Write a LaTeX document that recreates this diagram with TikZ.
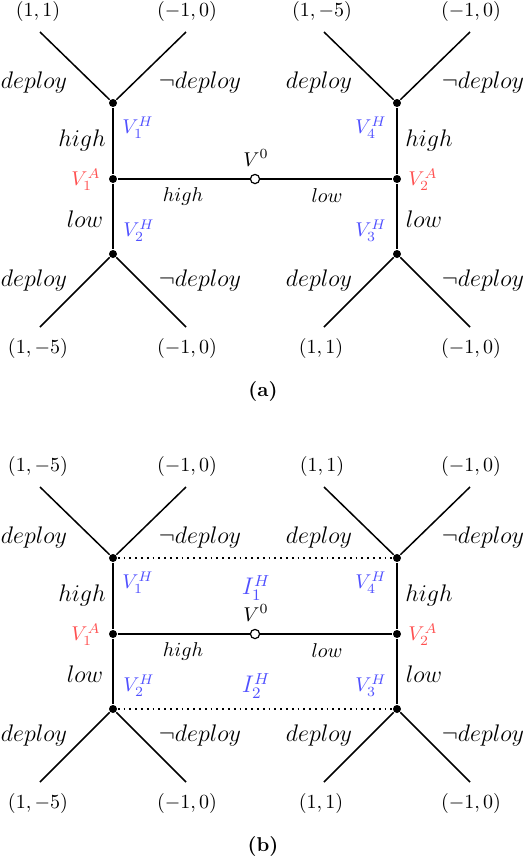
\documentclass[tikz,border=0pt]{standalone}
\usetikzlibrary{positioning}
\definecolor{cblue}{HTML}{5050FF}
\definecolor{cred}{HTML}{FF5050}
\tikzset{
  every picture/.style={line width=0.75pt},
  every node/.style={inner sep=1pt},
  dot/.style={circle, fill=black, inner sep=0pt, minimum size=4pt},
  hole/.style={circle, draw=black, fill=white, inner sep=0pt, minimum size=4.6pt, line width=0.6pt},
  act/.style={font=\large},
  pay/.style={font=\normalsize},
  hset/.style={text=cblue},
  aset/.style={text=cred},
  info/.style={dotted, line width=0.9pt},
}
\begin{document}
\begin{tikzpicture}[x=0.5pt, y=-0.5pt]
  \useasboundingbox (0,0) rectangle (526,858);
  \foreach \p/\dy/\pl/\pr in {a/0/{(1,1)}/{(1,-5)}, b/455/{(1,-5)}/{(1,1)}} {
    \begin{scope}[shift={(0,\dy)}]
      % decision nodes
      \node[dot] (\p-v1h) at (113,103) {};
      \node[dot] (\p-v1a) at (113,179) {};
      \node[dot] (\p-v2h) at (113,254) {};
      \node[dot] (\p-v4h) at (397,103) {};
      \node[dot] (\p-v2a) at (397,179) {};
      \node[dot] (\p-v3h) at (397,254) {};
      \node[hole] (\p-v0) at (255,179) {};
      % leaves
      \coordinate (\p-l1) at (40,32);
      \coordinate (\p-l2) at (186,32);
      \coordinate (\p-l3) at (324,32);
      \coordinate (\p-l4) at (470,32);
      \coordinate (\p-l5) at (40,327);
      \coordinate (\p-l6) at (186,327);
      \coordinate (\p-l7) at (324,327);
      \coordinate (\p-l8) at (470,327);
      % edges
      \draw (\p-l1) -- (\p-v1h) -- (\p-l2);
      \draw (\p-l3) -- (\p-v4h) -- (\p-l4);
      \draw (\p-l5) -- (\p-v2h) -- (\p-l6);
      \draw (\p-l7) -- (\p-v3h) -- (\p-l8);
      \draw (\p-v1h) -- (\p-v1a) -- (\p-v2h);
      \draw (\p-v4h) -- (\p-v2a) -- (\p-v3h);
      \draw (\p-v1a) -- (\p-v0) -- (\p-v2a);
      % payoffs
      \node[pay] (\p-p1) at (38,11) {$\pl$};
      \node[pay] (\p-p2) at (187,11) {$(-1,0)$};
      \node[pay] (\p-p3) at (322,11) {$\pr$};
      \node[pay] (\p-p4) at (471,11) {$(-1,0)$};
      \node[pay] (\p-p5) at (38,348) {$(1,-5)$};
      \node[pay] (\p-p6) at (187,348) {$(-1,0)$};
      \node[pay] (\p-p7) at (321,348) {$(1,1)$};
      \node[pay] (\p-p8) at (471,348) {$(-1,0)$};
      % actions
      \node[act] (\p-d1) at (34,82) {$deploy$};
      \node[act] (\p-n1) at (200,82) {$\neg deploy$};
      \node[act] (\p-d2) at (319,82) {$deploy$};
      \node[act] (\p-n2) at (483,82) {$\neg deploy$};
      \node[act] (\p-d3) at (34,280) {$deploy$};
      \node[act] (\p-n3) at (200,280) {$\neg deploy$};
      \node[act] (\p-d4) at (319,280) {$deploy$};
      \node[act] (\p-n4) at (483,280) {$\neg deploy$};
      \node[act] (\p-hi1) at (82,140) {$high$};
      \node[act] (\p-lo1) at (85,219) {$low$};
      \node[act] (\p-hi2) at (429,140) {$high$};
      \node[act] (\p-lo2) at (424,219) {$low$};
      \node (\p-hi0) at (183,196) {$high$};
      \node (\p-lo0) at (327,196) {$low$};
      % node labels
      \node[hset] (\p-t1h) at (138,128) {$V_1^H$};
      \node[hset] (\p-t2h) at (139,231) {$V_2^H$};
      \node[hset] (\p-t4h) at (371,128) {$V_4^H$};
      \node[hset] (\p-t3h) at (371,231) {$V_3^H$};
      \node[aset] (\p-t1a) at (86,180) {$V_1^A$};
      \node[aset] (\p-t2a) at (423,180) {$V_2^A$};
      \node (\p-t0) at (256,158) {$V^0$};
      \node[font=\bfseries] (\p-cap) at (263,391) {(\p)};
    \end{scope}
  }
  % information sets of (b)
  \draw[info] (b-v1h) -- (b-v4h);
  \draw[info] (b-v2h) -- (b-v3h);
  \node[hset, font=\large] (b-i1) at (256,588) {$I_1^H$};
  \node[hset, font=\large] (b-i2) at (256,686) {$I_2^H$};
\end{tikzpicture}
\end{document}
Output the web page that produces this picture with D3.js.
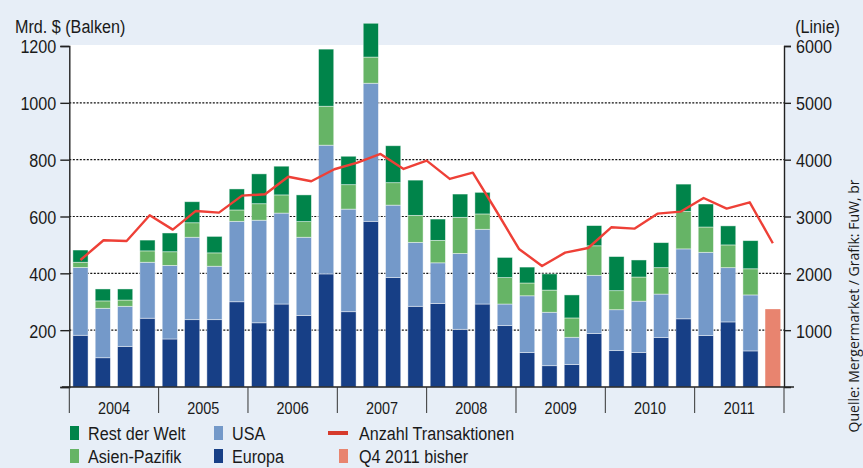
<!DOCTYPE html>
<html>
<head>
<meta charset="utf-8">
<script src="https://cdn.jsdelivr.net/npm/d3@7"></script>
<style>
  body { margin: 0; background: #e7eef7; }
  text { font-family: "Liberation Sans", Arial, sans-serif; fill: #1a1a1a; }
</style>
</head>
<body>
<script>
// quarters 2004Q1 .. 2011Q4
var years = ["2004", "2005", "2006", "2007", "2008", "2009", "2010", "2011"];
var quarters = [];
years.forEach(function(y) { [1, 2, 3, 4].forEach(function(q) { quarters.push(y + "Q" + q); }); });

// Mrd. $ per region, 2004Q1 .. 2011Q3
var europa = [182,103,143,242,169,237,237,300,226,292,252,398,265,583,385,284,294,203,292,216,121,75,79,188,128,121,174,240,181,229,127];
var usa    = [239,174,141,197,259,290,188,283,361,320,275,453,361,486,255,225,143,267,263,76,200,188,96,205,144,181,153,246,293,191,197];
var asien  = [18,26,22,40,48,51,47,40,58,64,55,137,86,92,79,95,79,127,54,93,45,78,68,104,67,85,93,132,89,80,92];
var rest   = [43,42,39,38,66,74,58,74,105,101,94,201,100,119,130,124,75,82,76,71,56,57,81,71,120,60,88,96,81,67,99];
var q4bisher = 274;

// Anzahl Transaktionen (Linie)
var anzahl = [2235,2582,2570,3022,2769,3098,3068,3367,3391,3700,3620,3831,3948,4101,3837,3983,3661,3772,3110,2429,2130,2364,2446,2810,2786,3050,3085,3326,3138,3250,2529];

var leftTicks = [0, 200, 400, 600, 800, 1000, 1200];
var rightTicks = [1000, 2000, 3000, 4000, 5000, 6000];

var colors = { rest: "#00844a", asien: "#66b466", usa: "#7499c9", europa: "#173f86", line: "#ee4037", q4: "#e8846f" };

var W = 863, H = 468,
    pL = 69.3, pR = 784, pT = 46, pB = 387,
    SX = 0.85; // horizontal squeeze for condensed look

var svg = d3.select("body").append("svg")
    .attr("width", W)
    .attr("height", H);

// text helper: narrow text via scaleX
function label(x, y, str, size, anchor) {
  return svg.append("text")
    .attr("transform", "translate(" + x + "," + y + ") scale(" + SX + ",1)")
    .attr("font-size", size)
    .attr("text-anchor", anchor || "start")
    .text(str);
}

svg.append("rect").attr("width", W).attr("height", H).attr("fill", "#e7eef7");
svg.append("rect")
    .attr("x", pL).attr("y", pT - 1)
    .attr("width", pR - pL).attr("height", pB - pT + 1)
    .attr("fill", "#fff");

var x = d3.scaleBand()
    .domain(quarters)
    .range([pL, pR])
    .paddingInner(0.32)
    .paddingOuter(0.16);
var y = d3.scaleLinear().domain([0, 1200]).range([pB, pT]);
var y2 = d3.scaleLinear().domain([0, 6000]).range([pB, pT]);

// line spans first bar to the Q4 bar
var xl = d3.scalePoint()
    .domain(quarters.slice(0, anzahl.length))
    .range([x(quarters[0]) + x.bandwidth() / 2, x(quarters[31]) + x.bandwidth() / 2]);

// dotted grid
svg.selectAll(".grid")
    .data(leftTicks.filter(function(d) { return d > 0 && d < 1200; }))
    .enter().append("line")
    .attr("x1", pL).attr("x2", pR)
    .attr("y1", function(d) { return y(d); })
    .attr("y2", function(d) { return y(d); })
    .attr("stroke", "#111")
    .attr("stroke-width", 1.1)
    .attr("stroke-dasharray", "2,1.5");

// stacked bars
var rows = europa.map(function(d, i) {
  return { q: quarters[i], europa: europa[i], usa: usa[i], asien: asien[i], rest: rest[i] };
});
var stack = d3.stack().keys(["europa", "usa", "asien", "rest"])(rows);

svg.selectAll(".layer")
    .data(stack)
    .enter().append("g")
    .attr("fill", function(d) { return colors[d.key]; })
    .selectAll("rect")
    .data(function(d) { return d; })
    .enter().append("rect")
    .attr("x", function(d) { return x(d.data.q); })
    .attr("width", x.bandwidth())
    .attr("y", function(d) { return y(d[1]); })
    .attr("height", function(d) { return y(d[0]) - y(d[1]); })
    .attr("stroke", "rgba(255,255,255,0.55)")
    .attr("stroke-width", 0.8);

svg.append("rect")
    .attr("x", x(quarters[31]))
    .attr("width", x.bandwidth())
    .attr("y", y(q4bisher))
    .attr("height", pB - y(q4bisher))
    .attr("fill", colors.q4);

// line
svg.append("path")
    .datum(anzahl)
    .attr("fill", "none")
    .attr("stroke", colors.line)
    .attr("stroke-width", 2.4)
    .attr("stroke-linejoin", "round")
    .attr("d", d3.line()
      .x(function(d, i) { return xl(quarters[i]); })
      .y(function(d) { return y2(d); }));

// axes
var axisL = svg.append("g")
    .attr("transform", "translate(" + pL + ",0)")
    .call(d3.axisLeft(y).tickValues(leftTicks).tickSize(9).tickPadding(4).tickFormat(d3.format("d")));
axisL.selectAll(".tick").filter(function(d) { return d === 0; }).select("text").remove();

var axisR = svg.append("g")
    .attr("transform", "translate(" + pR + ",0)")
    .call(d3.axisRight(y2).tickValues(rightTicks).tickSize(7).tickPadding(5).tickFormat(d3.format("d")));

[axisL, axisR].forEach(function(a) {
  a.select(".domain").attr("stroke", "#222").attr("stroke-width", 1.4);
  a.selectAll(".tick line").attr("stroke", "#222").attr("stroke-width", 1.4);
  a.selectAll(".tick text")
    .attr("font-size", 19)
    .attr("font-family", "'Liberation Sans', Arial, sans-serif")
    .attr("fill", "#1a1a1a")
    .attr("dy", "0.36em")
    .attr("x", function() { return +d3.select(this).attr("x") / SX; })
    .attr("transform", "scale(" + SX + ",1)");
});

// x axis with year bands
var xYear = d3.scaleBand().domain(years).range([pL, pR]);
svg.append("line")
    .attr("x1", 62).attr("x2", 794)
    .attr("y1", pB).attr("y2", pB)
    .attr("stroke", "#222").attr("stroke-width", 1.4);
svg.selectAll(".ysep")
    .data(years.concat(["end"]))
    .enter().append("line")
    .attr("x1", function(d, i) { return pL + i * xYear.bandwidth(); })
    .attr("x2", function(d, i) { return pL + i * xYear.bandwidth(); })
    .attr("y1", pB).attr("y2", pB + 26)
    .attr("stroke", "#333").attr("stroke-width", 1);
years.forEach(function(d) {
  label(xYear(d) + xYear.bandwidth() / 2, 414, d, 17, "middle");
});

// axis titles
label(15, 33, "Mrd. $ (Balken)", 19);
label(840, 33, "(Linie)", 19, "end");

// legend
var legend = [
  { label: "Rest der Welt", color: colors.rest, x: 70, y: 433, type: "box" },
  { label: "USA", color: colors.usa, x: 214, y: 433, type: "box" },
  { label: "Anzahl Transaktionen", color: "#d63a2c", x: 328, y: 433, type: "line" },
  { label: "Asien-Pazifik", color: colors.asien, x: 70, y: 456, type: "box" },
  { label: "Europa", color: colors.europa, x: 214, y: 456, type: "box" },
  { label: "Q4 2011 bisher", color: colors.q4, x: 339, y: 456, type: "box" }
];
legend.forEach(function(d) {
  if (d.type === "box") {
    svg.append("rect").attr("x", d.x).attr("y", d.y - 7).attr("width", 9).attr("height", 14).attr("fill", d.color);
  } else {
    svg.append("rect").attr("x", d.x).attr("y", d.y - 2).attr("width", 20).attr("height", 4).attr("fill", d.color);
  }
  var tx = d.type === "line" ? d.x + 31 : (d.x > 300 ? d.x + 20 : d.x + 18);
  label(tx, d.y + 7, d.label, 19);
});

// source
svg.append("text")
    .attr("transform", "translate(859,306) rotate(-90)")
    .attr("text-anchor", "middle")
    .attr("font-size", 14)
    .style("font-family", "'Open Sans', sans-serif")
    .text("Quelle: Mergermarket / Grafik: FuW, br");
</script>
</body>
</html>
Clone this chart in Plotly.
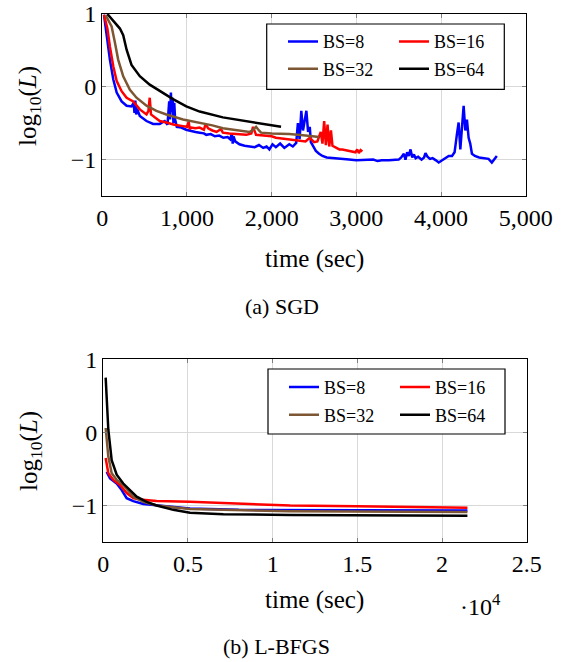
import plotly.graph_objects as go

# ---------------- data: SGD (time in sec, log10 loss) ----------------
sgd_t8 = [20, 60, 90, 130, 170, 228, 287, 345, 370, 380, 390, 400, 410, 443, 522, 600, 678, 737, 770, 790,
          800, 810, 820, 830, 840, 850, 860, 880, 933, 990, 1050, 1100, 1150, 1200, 1228, 1280, 1330, 1380,
          1430, 1480, 1510, 1530, 1540, 1550, 1570, 1600, 1620, 1680, 1740, 1800, 1850, 1900, 1940, 1973,
          2010, 2050, 2100, 2150, 2208, 2250, 2290, 2310, 2330, 2350, 2370, 2390, 2410, 2430, 2450, 2463,
          2490, 2522, 2560, 2600, 2650, 2718, 2800, 2914, 3000, 3110, 3200, 3250, 3300, 3384, 3450, 3500,
          3530, 3561, 3580, 3600, 3620, 3640, 3660, 3680, 3700, 3730, 3770, 3800, 3816, 3840, 3870, 3900,
          3940, 3973, 4000, 4040, 4091, 4130, 4160, 4188, 4208, 4228, 4248, 4267, 4287, 4306, 4326, 4345,
          4365, 4400, 4450, 4500, 4561, 4600, 4630, 4659]
sgd_v8 = [0.99, 0.60, 0.37, 0.10, -0.08, -0.20, -0.26, -0.27, -0.22, -0.36, -0.19, -0.38, -0.30, -0.40, -0.47,
          -0.51, -0.51, -0.47, -0.52, -0.20, -0.45, -0.08, -0.35, -0.15, -0.50, -0.22, -0.45, -0.55, -0.56,
          -0.59, -0.61, -0.62, -0.63, -0.64, -0.66, -0.65, -0.68, -0.67, -0.70, -0.69, -0.72, -0.64, -0.78,
          -0.68, -0.75, -0.78, -0.79, -0.81, -0.82, -0.83, -0.80, -0.84, -0.82, -0.86, -0.79, -0.83, -0.78,
          -0.84, -0.79, -0.82, -0.77, -0.50, -0.72, -0.33, -0.60, -0.45, -0.33, -0.62, -0.55, -0.76, -0.82,
          -0.88, -0.92, -0.95, -0.97, -0.98, -0.99, -1.00, -1.01, -1.01, -1.00, -1.02, -1.01, -1.01, -1.00,
          -1.00, -0.97, -0.92, -1.00, -0.90, -0.95, -0.86, -0.97, -0.93, -0.98, -0.96, -1.00, -0.97, -0.91,
          -0.96, -0.99, -0.98, -1.01, -1.04, -1.02, -0.99, -0.95, -0.95, -0.90, -0.65, -0.49, -0.86, -0.50,
          -0.26, -0.60, -0.45, -0.70, -0.78, -0.92, -0.95, -0.97, -0.98, -0.99, -1.04, -1.00, -0.95]

sgd_t16 = [20, 60, 90, 130, 170, 228, 287, 365, 443, 500, 522, 545, 560, 575, 600, 678, 757, 850, 953, 1000,
           1020, 1032, 1050, 1100, 1150, 1200, 1220, 1250, 1300, 1350, 1400, 1424, 1500, 1600, 1700, 1760, 1780,
           1816, 1900, 2000, 2050, 2130, 2200, 2250, 2326, 2400, 2450, 2500, 2540, 2580, 2600, 2620, 2640,
           2660, 2680, 2700, 2718, 2760, 2800, 2835, 2900, 2953, 2990, 3010, 3030, 3050, 3071]
sgd_v16 = [0.99, 0.80, 0.55, 0.28, 0.08, -0.06, -0.15, -0.20, -0.31, -0.36, -0.38, -0.33, -0.15, -0.38, -0.40,
           -0.47, -0.49, -0.52, -0.54, -0.55, -0.48, -0.58, -0.56, -0.57, -0.56, -0.59, -0.51, -0.57, -0.60, -0.62,
           -0.58, -0.63, -0.64, -0.65, -0.66, -0.64, -0.55, -0.66, -0.67, -0.68, -0.70, -0.71, -0.72, -0.73,
           -0.74, -0.75, -0.70, -0.76, -0.75, -0.62, -0.78, -0.47, -0.80, -0.52, -0.82, -0.60, -0.81, -0.84,
           -0.86, -0.86, -0.88, -0.89, -0.90, -0.86, -0.91, -0.87, -0.89]

sgd_t32 = [40, 110, 150, 188, 247, 326, 404, 522, 639, 757, 953, 1150, 1300, 1424, 1600, 1738, 1780, 1816,
           1850, 1875, 2000, 2208, 2400, 2561]
sgd_v32 = [0.98, 0.83, 0.60, 0.37, 0.145, -0.04, -0.15, -0.26, -0.33, -0.38, -0.45, -0.49, -0.53, -0.57,
           -0.60, -0.62, -0.59, -0.55, -0.60, -0.63, -0.64, -0.65, -0.67, -0.69]

sgd_t64 = [60, 150, 208, 247, 287, 345, 443, 560, 678, 835, 992, 1150, 1424, 1816, 2111]
sgd_v64 = [1.0, 0.87, 0.80, 0.71, 0.51, 0.30, 0.145, 0.03, -0.06, -0.17, -0.27, -0.34, -0.42, -0.50, -0.55]

# ---------------- data: L-BFGS ----------------
lb_t8 = [200, 400, 790, 1085, 1380, 1770, 2360, 3150, 5120, 8000, 12000, 16000, 21500]
lb_v8 = [-0.54, -0.63, -0.70, -0.79, -0.90, -0.94, -0.98, -1.0, -1.04, -1.06, -1.065, -1.07, -1.07]
lb_t16 = [140, 296, 590, 986, 1380, 1770, 2160, 3150, 5120, 7090, 11030, 14970, 21500]
lb_v16 = [-0.35, -0.56, -0.65, -0.72, -0.83, -0.90, -0.92, -0.94, -0.95, -0.97, -1.0, -1.01, -1.03]
lb_t32 = [140, 296, 494, 790, 1180, 1480, 1770, 2360, 3150, 5120, 11000, 21500]
lb_v32 = [0.06, -0.33, -0.56, -0.65, -0.72, -0.81, -0.88, -0.95, -1.0, -1.05, -1.08, -1.09]
lb_t64 = [140, 296, 494, 790, 1180, 1577, 1970, 2560, 3150, 4130, 5120, 7090, 11030, 21500]
lb_v64 = [0.75, 0.04, -0.38, -0.58, -0.70, -0.79, -0.88, -0.95, -1.0, -1.06, -1.10, -1.12, -1.13, -1.14]

series_names = ["BS=8", "BS=16", "BS=32", "BS=64"]
bottom_tickvals = [0, 5000, 10000, 15000, 20000, 25000]
bottom_ticktext = ["0", "0.5", "1", "1.5", "2", "2.5"]
y_ticks = [-1, 0, 1]

colors = ["#0000ff", "#ff0000", "#7d5733", "#000000"]
FONT = "Liberation Serif, Times New Roman, serif"
W, H = 569, 662

fig = go.Figure()

top = [(sgd_t8, sgd_v8), (sgd_t16, sgd_v16), (sgd_t32, sgd_v32), (sgd_t64, sgd_v64)]
bot = [(lb_t8, lb_v8), (lb_t16, lb_v16), (lb_t32, lb_v32), (lb_t64, lb_v64)]
top_leg = ["legend", "legend", "legend2", "legend2"]
bot_leg = ["legend3", "legend3", "legend4", "legend4"]

for i, (t, v) in enumerate(top):
    fig.add_trace(go.Scatter(x=t, y=v, mode="lines", name=series_names[i],
                             line=dict(color=colors[i], width=2.5),
                             xaxis="x", yaxis="y", legend=top_leg[i]))
for i, (t, v) in enumerate(bot):
    fig.add_trace(go.Scatter(x=t, y=v, mode="lines", name=series_names[i],
                             line=dict(color=colors[i], width=2.5),
                             xaxis="x2", yaxis="y2", legend=bot_leg[i]))

def px_x(p):
    return p / W

def px_y(p):
    return (H - p) / H

axis_common = dict(showgrid=True, gridcolor="#d9d9d9", gridwidth=1, zeroline=False,
                   showline=True, linecolor="black", linewidth=1.3, mirror="allticks",
                   ticks="inside", ticklen=4, tickcolor="#7f7f7f", automargin=False,
                   tickfont=dict(family=FONT, size=24, color="black"))

fig.update_layout(
    template="none",
    width=W, height=H,
    margin=dict(l=0, r=0, t=0, b=0, autoexpand=False),
    paper_bgcolor="white", plot_bgcolor="white",
    showlegend=True,
    font=dict(family=FONT, color="black"),
    xaxis=dict(domain=[px_x(102.3), px_x(525.7)], range=[0, 5000], dtick=1000,
               tickformat=",d", anchor="y", **axis_common),
    yaxis=dict(domain=[px_y(196), px_y(14)], range=[-1.5, 1], tickvals=y_ticks,
               anchor="x", **axis_common),
    xaxis2=dict(domain=[px_x(103.3), px_x(526.7)], range=[0, 25000], tickvals=bottom_tickvals,
                ticktext=bottom_ticktext, anchor="y2", **axis_common),
    yaxis2=dict(domain=[px_y(542), px_y(359.3)], range=[-1.5, 1], tickvals=y_ticks,
                anchor="x2", **axis_common),
)

leg_common = dict(orientation="h", bgcolor="rgba(0,0,0,0)", borderwidth=0,
                  font=dict(family=FONT, size=18, color="black"),
                  xanchor="left", yanchor="middle", entrywidth=66, entrywidthmode="pixels",
                  tracegroupgap=0, itemclick=False, itemdoubleclick=False)
fig.update_layout(
    legend=dict(x=px_x(283), y=px_y(41.7), **leg_common),
    legend2=dict(x=px_x(283), y=px_y(69), **leg_common),
    legend3=dict(x=px_x(284), y=px_y(387.3), **leg_common),
    legend4=dict(x=px_x(284), y=px_y(415), **leg_common),
)

# legend frames
for (x0, x1, y0, y1) in [(266.7, 504.3, 24, 89.3), (268, 505, 369, 434)]:
    fig.add_shape(type="rect", xref="paper", yref="paper",
                  x0=px_x(x0), x1=px_x(x1), y0=px_y(y1), y1=px_y(y0),
                  line=dict(color="black", width=1.2), fillcolor="white", layer="above")

def ann(text, x, y, size, angle=0):
    fig.add_annotation(text=text, x=px_x(x), y=px_y(y), xref="paper", yref="paper",
                       showarrow=False, textangle=angle, xanchor="center", yanchor="middle",
                       font=dict(family=FONT, size=size, color="black"))

ann("log<sub>10</sub>(<i>L</i>)", 29, 106, 25, -90)
ann("log<sub>10</sub>(<i>L</i>)", 30, 451, 25, -90)
ann("time (sec)", 314, 259, 25)
ann("time (sec)", 314, 600, 25)
ann("(a) SGD", 282, 306, 22)
ann("(b) L-BFGS", 276, 646, 22)
ann("·10<sup>4</sup>", 480, 605, 24)

fig.write_html("out.html")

______

Skip all pictures. Retype exactly the span whose first line is the one with "Output the web" and whose last line is the one with "var rightTicks = [1000, 2000, 3000, 4000, 5000, 6000];".

* _Response to the exercise_:
Output the web page that produces this picture with D3.js.
<!DOCTYPE html>
<html>
<head>
<meta charset="utf-8">
<script src="https://cdn.jsdelivr.net/npm/d3@7"></script>
<style>
  body { margin: 0; background: #e7eef7; }
  text { font-family: "Liberation Sans", Arial, sans-serif; fill: #1a1a1a; }
</style>
</head>
<body>
<script>
// quarters 2004Q1 .. 2011Q4
var years = ["2004", "2005", "2006", "2007", "2008", "2009", "2010", "2011"];
var quarters = [];
years.forEach(function(y) { [1, 2, 3, 4].forEach(function(q) { quarters.push(y + "Q" + q); }); });

// Mrd. $ per region, 2004Q1 .. 2011Q3
var europa = [182,103,143,242,169,237,237,300,226,292,252,398,265,583,385,284,294,203,292,216,121,75,79,188,128,121,174,240,181,229,127];
var usa    = [239,174,141,197,259,290,188,283,361,320,275,453,361,486,255,225,143,267,263,76,200,188,96,205,144,181,153,246,293,191,197];
var asien  = [18,26,22,40,48,51,47,40,58,64,55,137,86,92,79,95,79,127,54,93,45,78,68,104,67,85,93,132,89,80,92];
var rest   = [43,42,39,38,66,74,58,74,105,101,94,201,100,119,130,124,75,82,76,71,56,57,81,71,120,60,88,96,81,67,99];
var q4bisher = 274;

// Anzahl Transaktionen (Linie)
var anzahl = [2235,2582,2570,3022,2769,3098,3068,3367,3391,3700,3620,3831,3948,4101,3837,3983,3661,3772,3110,2429,2130,2364,2446,2810,2786,3050,3085,3326,3138,3250,2529];

var leftTicks = [0, 200, 400, 600, 800, 1000, 1200];
var rightTicks = [1000, 2000, 3000, 4000, 5000, 6000];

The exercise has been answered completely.